§ WORK INSTRUCTIONS
Omit every picture, and retype the lines that run from the beginning of the data below through the line containing "(mc-t) at (230,170)", inclusive.

<<<<

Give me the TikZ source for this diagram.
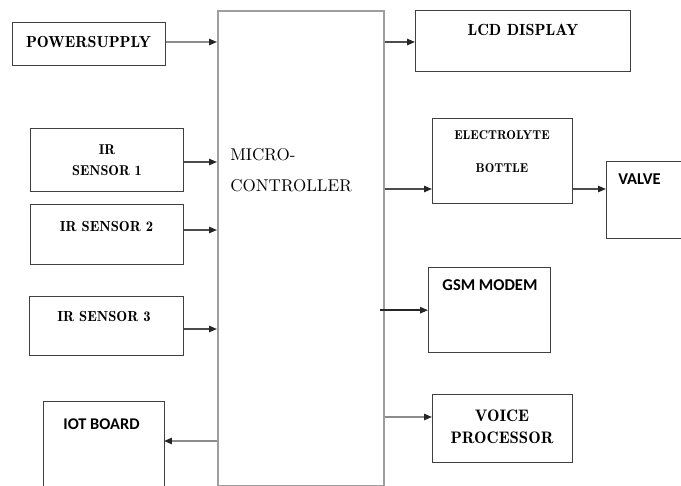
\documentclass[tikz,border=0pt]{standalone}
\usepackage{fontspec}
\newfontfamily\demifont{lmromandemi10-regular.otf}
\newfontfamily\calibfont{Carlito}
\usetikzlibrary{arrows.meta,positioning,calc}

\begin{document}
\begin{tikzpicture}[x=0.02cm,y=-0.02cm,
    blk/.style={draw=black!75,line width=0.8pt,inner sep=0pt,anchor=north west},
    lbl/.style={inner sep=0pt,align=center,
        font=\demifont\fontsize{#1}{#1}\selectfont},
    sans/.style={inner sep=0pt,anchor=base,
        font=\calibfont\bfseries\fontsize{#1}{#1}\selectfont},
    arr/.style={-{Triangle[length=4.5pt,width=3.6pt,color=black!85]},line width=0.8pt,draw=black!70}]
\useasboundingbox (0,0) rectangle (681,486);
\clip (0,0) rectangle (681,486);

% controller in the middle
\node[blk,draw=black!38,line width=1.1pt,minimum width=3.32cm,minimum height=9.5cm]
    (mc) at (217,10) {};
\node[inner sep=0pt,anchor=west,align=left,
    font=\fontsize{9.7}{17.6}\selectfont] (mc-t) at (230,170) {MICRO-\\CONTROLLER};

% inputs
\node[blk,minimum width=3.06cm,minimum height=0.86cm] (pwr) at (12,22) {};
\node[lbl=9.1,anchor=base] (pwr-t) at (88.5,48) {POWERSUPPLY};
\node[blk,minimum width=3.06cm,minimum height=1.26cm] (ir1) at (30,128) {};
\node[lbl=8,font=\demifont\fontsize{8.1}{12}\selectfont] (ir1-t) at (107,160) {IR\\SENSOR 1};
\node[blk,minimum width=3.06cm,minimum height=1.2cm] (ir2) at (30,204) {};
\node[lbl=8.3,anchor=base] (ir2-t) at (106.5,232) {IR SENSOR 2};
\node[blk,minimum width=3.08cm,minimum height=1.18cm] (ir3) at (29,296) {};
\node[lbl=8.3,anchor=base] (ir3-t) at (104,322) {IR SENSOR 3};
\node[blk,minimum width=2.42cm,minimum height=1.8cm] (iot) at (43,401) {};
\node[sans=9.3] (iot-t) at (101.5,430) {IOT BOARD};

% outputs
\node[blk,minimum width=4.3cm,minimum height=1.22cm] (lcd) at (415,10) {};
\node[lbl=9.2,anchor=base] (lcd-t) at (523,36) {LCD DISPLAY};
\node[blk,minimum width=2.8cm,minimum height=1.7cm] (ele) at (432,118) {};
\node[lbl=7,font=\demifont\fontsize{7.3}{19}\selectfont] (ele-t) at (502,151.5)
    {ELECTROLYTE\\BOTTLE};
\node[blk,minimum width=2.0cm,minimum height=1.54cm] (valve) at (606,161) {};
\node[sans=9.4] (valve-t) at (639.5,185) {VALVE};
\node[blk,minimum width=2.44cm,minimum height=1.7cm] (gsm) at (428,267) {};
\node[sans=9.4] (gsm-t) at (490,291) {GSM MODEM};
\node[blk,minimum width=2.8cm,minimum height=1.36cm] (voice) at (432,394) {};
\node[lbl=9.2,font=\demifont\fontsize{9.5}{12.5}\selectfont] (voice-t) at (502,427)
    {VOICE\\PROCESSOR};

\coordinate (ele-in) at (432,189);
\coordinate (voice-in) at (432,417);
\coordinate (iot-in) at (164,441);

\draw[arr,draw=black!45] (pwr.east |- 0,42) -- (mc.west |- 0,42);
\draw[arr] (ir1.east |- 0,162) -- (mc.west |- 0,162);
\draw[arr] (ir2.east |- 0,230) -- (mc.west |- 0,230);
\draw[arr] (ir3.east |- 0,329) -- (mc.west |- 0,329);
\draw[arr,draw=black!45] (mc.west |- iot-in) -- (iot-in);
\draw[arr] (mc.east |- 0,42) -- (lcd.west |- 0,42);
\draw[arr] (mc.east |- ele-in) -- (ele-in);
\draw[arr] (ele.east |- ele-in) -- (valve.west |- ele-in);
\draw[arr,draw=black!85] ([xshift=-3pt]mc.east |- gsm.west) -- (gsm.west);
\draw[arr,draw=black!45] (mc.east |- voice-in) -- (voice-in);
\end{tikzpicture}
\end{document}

>>>>

§ FINAL ANSWER
Give me the TikZ source for this diagram.
\documentclass[tikz,border=0pt]{standalone}
\usepackage{fontspec}
\newfontfamily\demifont{lmromandemi10-regular.otf}
\newfontfamily\calibfont{Carlito}
\usetikzlibrary{arrows.meta,positioning,calc}

\begin{document}
\begin{tikzpicture}[x=0.02cm,y=-0.02cm,
    blk/.style={draw=black!75,line width=0.8pt,inner sep=0pt,anchor=north west},
    lbl/.style={inner sep=0pt,align=center,
        font=\demifont\fontsize{#1}{#1}\selectfont},
    sans/.style={inner sep=0pt,anchor=base,
        font=\calibfont\bfseries\fontsize{#1}{#1}\selectfont},
    arr/.style={-{Triangle[length=4.5pt,width=3.6pt,color=black!85]},line width=0.8pt,draw=black!70}]
\useasboundingbox (0,0) rectangle (681,486);
\clip (0,0) rectangle (681,486);

% controller in the middle
\node[blk,draw=black!38,line width=1.1pt,minimum width=3.32cm,minimum height=9.5cm]
    (mc) at (217,10) {};
\node[inner sep=0pt,anchor=west,align=left,
    font=\fontsize{9.7}{17.6}\selectfont] (mc-t) at (230,170) {MICRO-\\CONTROLLER};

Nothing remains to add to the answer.